MTD was also present to the party

Probably the easier part to understand for us, embedded people.

Boris and Miquèl presenting about memories. Author: Brian Pawlowski, 2018 (CC-BY)

Boris Brezillon and Miquèl Raynal gave a talk on their recent work support for SPI memories in Linux (and U-Boot, but this will be more detailed at ELCE in October). Boris wrote a new SPI-NAND layer, converting MTD requests into SPI exchanges, giving the flow of commands to the (also brand new) SPI-mem layer to standardize how to speak with SPI controller drivers from both SPI-NAND and SPI-NOR stacks. Cleaning work is still needed on the SPI-NOR side as well as the addition of new features like direct mapping, XIP (that was discussed after the talk), the addition of support for more chips and the conversion to SPI-mem of more SPI controllers. The slides are available online, see also our previous blog post on this topic.

Richard Weinberger (from Sigma Star GmbH, and co-maintainer of MTD and UBI/UBIFS) updated us about the level of power-cut testing available to challenge the MTD stack.
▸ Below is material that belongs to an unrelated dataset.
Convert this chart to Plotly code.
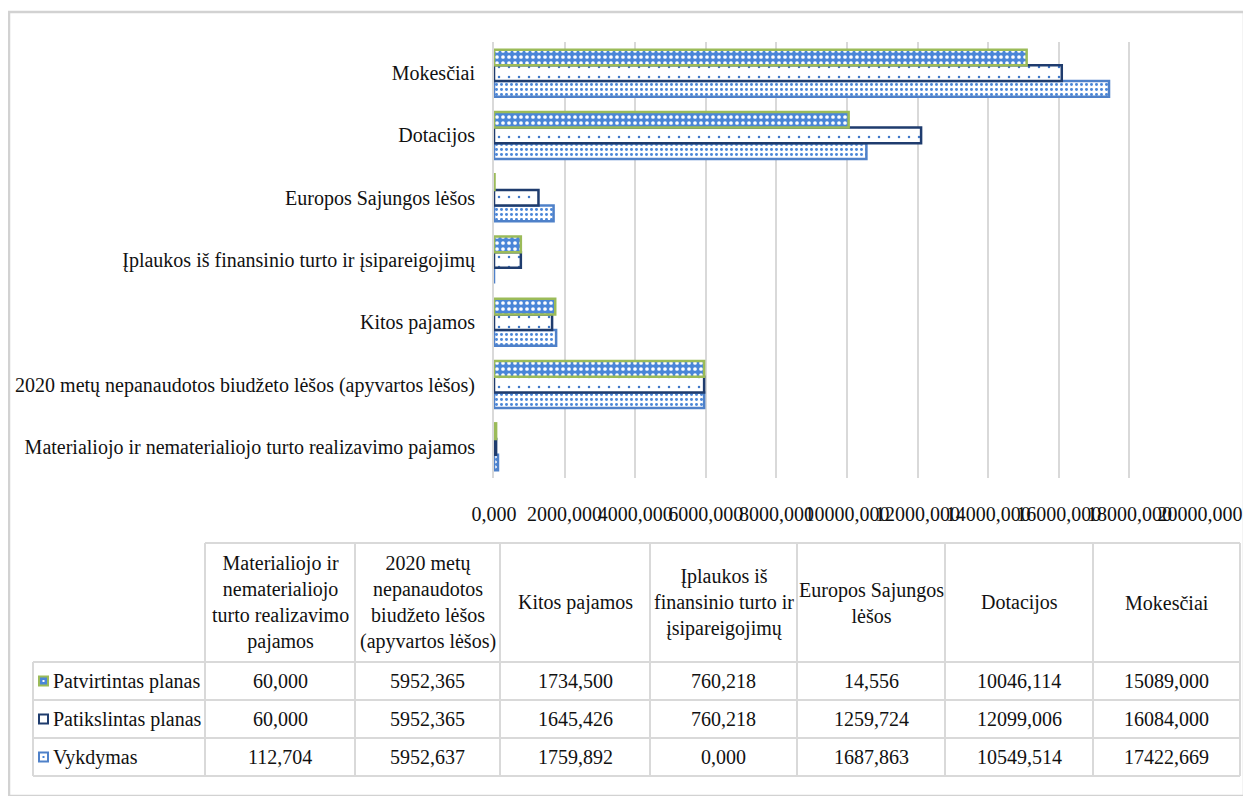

Tracing is possible to get closer to the failing sequence but one big problem is to replay the sequence and reproduce the issue. Tracking down untested code path is very important to keep UBI/UBIFS as reliable as possible: this is what is generally the most important when using SPI/parallel NAND devices.

Richard’s co-worker David Gstir also works on UBI/UBIFS, but on the authentication side. Bringing filesystem authentication to UBIFS could have been simple but during his introduction he disqualified most of the alternatives he had (dm-verity, fs-verity, …). Fun-fact about fs-verity, authentication would have work on the file’s contents, but not on the inodes themselves. Hence, the file’s content could not be changed, but the file itself could still be moved. So, a brand new solution has been implemented for UBIFS, upstreaming ongoing.

Original ideas presented

Benchmarking real hardware was somehow not adapted to Damien Le Moal experiments. He hacked QEMU to add the possibility to tune CPU latency so that he could compare easily the latency on in-memory data processing paths. WIP.

Johannes Thumshirn (SUSE Labs), as a side project, started reversing APFS, Apple’s new filesystem. The firm promised two years ago to release the implementation of its filesystem so that computers running Microsoft or Linux could mount it. So far nothing happened, that is why, without even a Mac in hand, he started spending nights hex-dumping structures from a filesystem image he got, reverse-engineering the content with the help of research papers already produced. The first results are there, he can now ls and cat random files!

And after talks and hiking: time to BOFs

View from the lodge of a lake and the mountains — View from the lodge. Author: Brian Pawlowski, 2018 (CC-BY)

A bit before the official BOFs time MTD folks gathered around Hans Holmberg (CNEX Labs) to carefully listen about how pblk works, a “Physical block device” FTL for SSDs supporting open-channel that could give ideas to some of them. Why not an entirely open-source SSD running Linux with its own FTL?

Finally, between all the interesting discussions that happened, we could mention the need for a generic NVMe-oF (NVMe over Fabric) discovery protocol raised by Hannes Reinecke (SUSE Labs), and the possible evolution of the MTD stack to integrate an I/O scheduler to provide much better (and parallelized) performances exposed by Boris Brezillon.

Conclusion

All attendees agreed this format of conference is really pleasant, the surrounding helping a lot to the general wellness and the success of this year’s edition of the ALPSS. We will definitely try to make it next year!